**DATA BLOCK:**
-=-=-=-=-
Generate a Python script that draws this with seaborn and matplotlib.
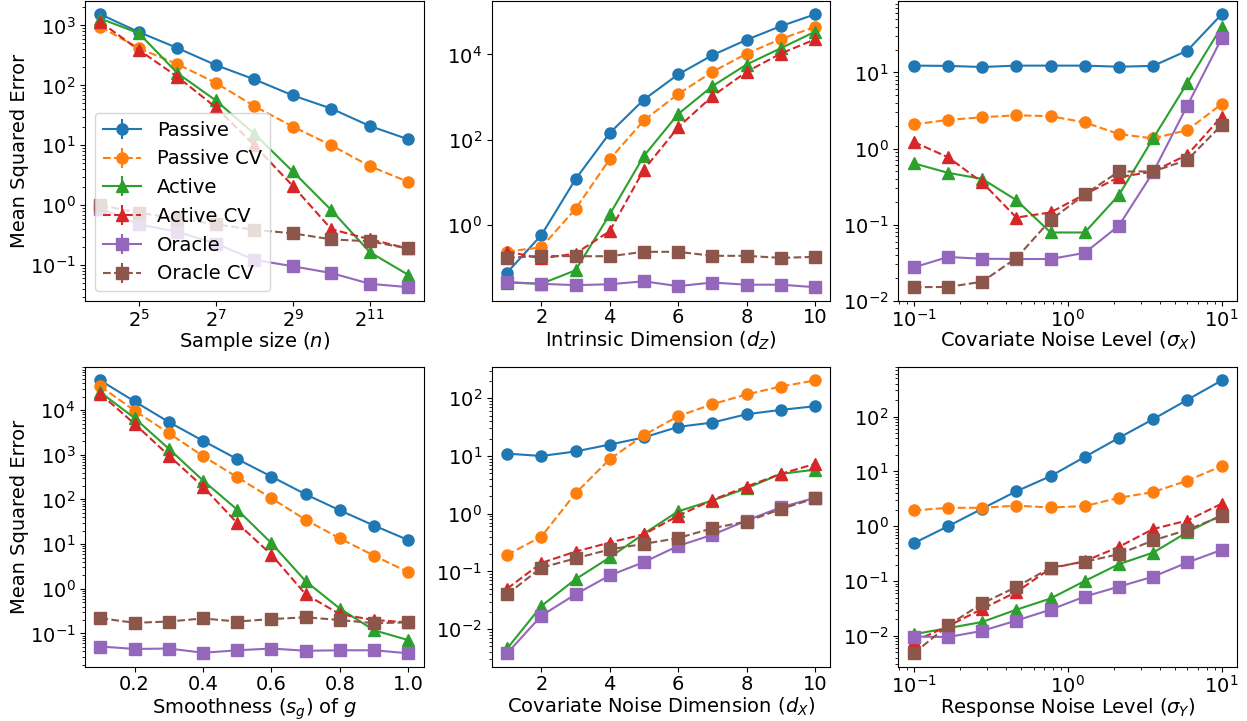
import matplotlib
matplotlib.use("Agg")
import matplotlib.pyplot as plt
from matplotlib.lines import Line2D
from matplotlib.ticker import NullLocator
import seaborn as sns

plt.rcParams["font.size"] = 14
plt.rcParams["font.family"] = ["DejaVu Sans"]
plt.rcParams["xtick.major.pad"] = 2.0
plt.rcParams["xtick.minor.pad"] = 2.0

methods = ["Passive", "Passive CV", "Active", "Active CV", "Oracle", "Oracle CV"]
colors = ["#1f77b4", "#ff7f0e", "#2ca02c", "#d62728", "#9467bd", "#8c564b"]
markers = ["o", "o", "^", "^", "s", "s"]
linestyles = ["-", "--", "-", "--", "-", "--"]

# Panel 1: sample size
n_vals = [16, 32, 64, 128, 256, 512, 1024, 2048, 4096]
n_passive = [1530, 775, 420, 218, 126, 68, 41, 21, 12.6]
n_passive_cv = [950, 415, 226, 110, 45, 20.5, 10, 4.5, 2.45]
n_active = [1300, 740, 160, 56, 15.5, 3.66, 0.83, 0.165, 0.069]
n_active_cv = [1140, 390, 139, 43, 10, 2.1, 0.4, 0.27, 0.19]
n_oracle = [0.88, 0.48, 0.36, 0.23, 0.123, 0.096, 0.074, 0.049, 0.043]
n_oracle_cv = [1.0, 0.75, 0.6, 0.48, 0.39, 0.34, 0.27, 0.25, 0.19]

# Panel 2: intrinsic dimension
dz_vals = [1, 2, 3, 4, 5, 6, 7, 8, 9, 10]
dz_passive = [0.077, 0.58, 11.9, 144, 875, 3400, 9600, 22000, 46000, 87000]
dz_passive_cv = [0.24, 0.3, 2.4, 35, 285, 1180, 3900, 10400, 23000, 44000]
dz_active = [0.045, 0.042, 0.087, 1.78, 42, 400, 1800, 5800, 14000, 34000]
dz_active_cv = [0.24, 0.165, 0.215, 0.72, 20, 195, 1050, 3900, 10500, 22500]
dz_oracle = [0.046, 0.042, 0.039, 0.041, 0.048, 0.037, 0.045, 0.040, 0.040, 0.035]
dz_oracle_cv = [0.17, 0.19, 0.186, 0.186, 0.236, 0.236, 0.19, 0.19, 0.17, 0.18]

# Panel 3: covariate noise level
sx_vals = [0.1, 0.167, 0.278, 0.464, 0.774, 1.29, 2.15, 3.59, 5.99, 10.0]
sx_passive = [12.3, 12.2, 11.8, 12.3, 12.3, 12.3, 11.9, 12.2, 19.4, 58]
sx_passive_cv = [2.08, 2.38, 2.58, 2.74, 2.66, 2.21, 1.55, 1.36, 1.75, 3.84]
sx_active = [0.64, 0.48, 0.40, 0.21, 0.079, 0.079, 0.245, 1.36, 7.3, 40]
sx_active_cv = [1.22, 0.77, 0.36, 0.124, 0.145, 0.25, 0.42, 0.5, 0.83, 2.63]
sx_oracle = [0.0275, 0.0376, 0.0357, 0.0354, 0.0354, 0.0426, 0.097, 0.49, 3.68, 28]
sx_oracle_cv = [0.0151, 0.0152, 0.0178, 0.0364, 0.115, 0.25, 0.5, 0.5, 0.71, 2.04]

# Panel 4: smoothness
sg_vals = [0.1, 0.2, 0.3, 0.4, 0.5, 0.6, 0.7, 0.8, 0.9, 1.0]
sg_passive = [46000, 15600, 5400, 2050, 800, 325, 130, 57, 26, 12.3]
sg_passive_cv = [34000, 9700, 3050, 930, 315, 106, 35, 13.4, 5.5, 2.36]
sg_active = [25000, 6600, 1360, 265, 59, 10.5, 1.48, 0.36, 0.118, 0.071]
sg_active_cv = [23000, 4900, 960, 192, 29.5, 5.8, 0.75, 0.27, 0.2, 0.177]
sg_oracle = [0.051, 0.045, 0.046, 0.037, 0.042, 0.046, 0.041, 0.042, 0.042, 0.036]
sg_oracle_cv = [0.22, 0.173, 0.185, 0.217, 0.185, 0.21, 0.23, 0.2, 0.17, 0.177]

# Panel 5: covariate noise dimension
dx_vals = [1, 2, 3, 4, 5, 6, 7, 8, 9, 10]
dx_passive = [11, 10, 12, 15.8, 21, 32, 38, 53, 63, 73]
dx_passive_cv = [0.193, 0.4, 2.26, 8.8, 23, 49, 79, 117, 160, 204]
dx_active = [0.0046, 0.025, 0.073, 0.174, 0.45, 1.1, 1.69, 2.76, 4.9, 5.8]
dx_active_cv = [0.05, 0.14, 0.22, 0.316, 0.44, 0.92, 1.73, 2.95, 4.9, 7.3]
dx_oracle = [0.0038, 0.017, 0.04, 0.085, 0.145, 0.276, 0.43, 0.76, 1.29, 1.88]
dx_oracle_cv = [0.04, 0.116, 0.168, 0.24, 0.3, 0.377, 0.56, 0.73, 1.2, 1.85]

# Panel 6: response noise level
sy_vals = [0.1, 0.167, 0.278, 0.464, 0.774, 1.29, 2.15, 3.59, 5.99, 10.0]
sy_passive = [0.49, 1.0, 2.09, 4.35, 8.2, 18.4, 41, 90, 203, 457]
sy_passive_cv = [1.94, 2.17, 2.17, 2.37, 2.2, 2.33, 3.3, 4.2, 6.8, 12.5]
sy_active = [0.0107, 0.0138, 0.0179, 0.030, 0.048, 0.1, 0.203, 0.33, 0.78, 1.6]
sy_active_cv = [0.0079, 0.015, 0.031, 0.063, 0.17, 0.23, 0.42, 0.89, 1.27, 2.58]
sy_oracle = [0.0097, 0.0095, 0.0123, 0.019, 0.030, 0.052, 0.079, 0.12, 0.218, 0.37]
sy_oracle_cv = [0.0048, 0.0155, 0.039, 0.078, 0.176, 0.224, 0.31, 0.55, 0.86, 1.53]

panels = [
    (n_vals, [n_passive, n_passive_cv, n_active, n_active_cv, n_oracle, n_oracle_cv],
     "Sample size ($n$)", "log2"),
    (dz_vals, [dz_passive, dz_passive_cv, dz_active, dz_active_cv, dz_oracle, dz_oracle_cv],
     "Intrinsic Dimension ($d_Z$)", "linear"),
    (sx_vals, [sx_passive, sx_passive_cv, sx_active, sx_active_cv, sx_oracle, sx_oracle_cv],
     "Covariate Noise Level ($\\sigma_X$)", "log10"),
    (sg_vals, [sg_passive, sg_passive_cv, sg_active, sg_active_cv, sg_oracle, sg_oracle_cv],
     "Smoothness ($s_g$) of $g$", "linear"),
    (dx_vals, [dx_passive, dx_passive_cv, dx_active, dx_active_cv, dx_oracle, dx_oracle_cv],
     "Covariate Noise Dimension ($d_X$)", "linear"),
    (sy_vals, [sy_passive, sy_passive_cv, sy_active, sy_active_cv, sy_oracle, sy_oracle_cv],
     "Response Noise Level ($\\sigma_Y$)", "log10"),
]

fig, axes = plt.subplots(2, 3, figsize=(12.47, 7.21), dpi=100)
fig.subplots_adjust(left=0.0682, right=0.992, top=0.999, bottom=0.075,
                    wspace=0.201, hspace=0.22)

for idx, (ax, (xv, series, xlabel, xscale)) in enumerate(zip(axes.flat, panels)):
    for name, yv, c, m, ls in zip(methods, series, colors, markers, linestyles):
        sns.lineplot(x=xv, y=yv, ax=ax, color=c, marker=m, linestyle=ls,
                     markersize=8, markeredgecolor=c, markeredgewidth=1,
                     linewidth=1.5, legend=False, errorbar=None)
    ax.set_yscale("log")
    if xscale == "log2":
        ax.set_xscale("log", base=2)
        ax.set_xticks([2**5, 2**7, 2**9, 2**11])
        ax.set_xlabel(xlabel, labelpad=-0.3)
    elif xscale == "log10":
        ax.set_xscale("log")
        ax.set_xlabel(xlabel, labelpad=-0.3)
    else:
        ax.set_xlabel(xlabel, labelpad=1.8)
    if idx % 3 == 0:
        ax.set_ylabel("Mean Squared Error", labelpad=0.5)
    else:
        ax.set_ylabel("")

# intrinsic-dimension panel shows every second decade only
axes[0, 1].set_yticks([1e0, 1e2, 1e4])
axes[0, 1].yaxis.set_minor_locator(NullLocator())

handles = []
for c, m, ls in zip(colors, markers, linestyles):
    h_line = Line2D([], [], color=c, marker=m, linestyle=ls, markersize=8,
                    markeredgecolor=c, linewidth=1.5)
    h_bar = Line2D([], [], color=c, marker="|", linestyle="none", markersize=15,
                   markeredgewidth=1.5)
    handles.append((h_line, h_bar))
axes[0, 0].legend(handles, methods, loc="lower left", fontsize=14)

fig.savefig("out.png", dpi=100)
-=-=-=-=-
**INSTRUCTION:** From the first line above down to the line with "0.19, 0.17, 0.18]", reproduce every line and no others, omitting pictures.

**WRITTEN SOLUTION:**
Generate a Python script that draws this with seaborn and matplotlib.
import matplotlib
matplotlib.use("Agg")
import matplotlib.pyplot as plt
from matplotlib.lines import Line2D
from matplotlib.ticker import NullLocator
import seaborn as sns

plt.rcParams["font.size"] = 14
plt.rcParams["font.family"] = ["DejaVu Sans"]
plt.rcParams["xtick.major.pad"] = 2.0
plt.rcParams["xtick.minor.pad"] = 2.0

methods = ["Passive", "Passive CV", "Active", "Active CV", "Oracle", "Oracle CV"]
colors = ["#1f77b4", "#ff7f0e", "#2ca02c", "#d62728", "#9467bd", "#8c564b"]
markers = ["o", "o", "^", "^", "s", "s"]
linestyles = ["-", "--", "-", "--", "-", "--"]

# Panel 1: sample size
n_vals = [16, 32, 64, 128, 256, 512, 1024, 2048, 4096]
n_passive = [1530, 775, 420, 218, 126, 68, 41, 21, 12.6]
n_passive_cv = [950, 415, 226, 110, 45, 20.5, 10, 4.5, 2.45]
n_active = [1300, 740, 160, 56, 15.5, 3.66, 0.83, 0.165, 0.069]
n_active_cv = [1140, 390, 139, 43, 10, 2.1, 0.4, 0.27, 0.19]
n_oracle = [0.88, 0.48, 0.36, 0.23, 0.123, 0.096, 0.074, 0.049, 0.043]
n_oracle_cv = [1.0, 0.75, 0.6, 0.48, 0.39, 0.34, 0.27, 0.25, 0.19]

# Panel 2: intrinsic dimension
dz_vals = [1, 2, 3, 4, 5, 6, 7, 8, 9, 10]
dz_passive = [0.077, 0.58, 11.9, 144, 875, 3400, 9600, 22000, 46000, 87000]
dz_passive_cv = [0.24, 0.3, 2.4, 35, 285, 1180, 3900, 10400, 23000, 44000]
dz_active = [0.045, 0.042, 0.087, 1.78, 42, 400, 1800, 5800, 14000, 34000]
dz_active_cv = [0.24, 0.165, 0.215, 0.72, 20, 195, 1050, 3900, 10500, 22500]
dz_oracle = [0.046, 0.042, 0.039, 0.041, 0.048, 0.037, 0.045, 0.040, 0.040, 0.035]
dz_oracle_cv = [0.17, 0.19, 0.186, 0.186, 0.236, 0.236, 0.19, 0.19, 0.17, 0.18]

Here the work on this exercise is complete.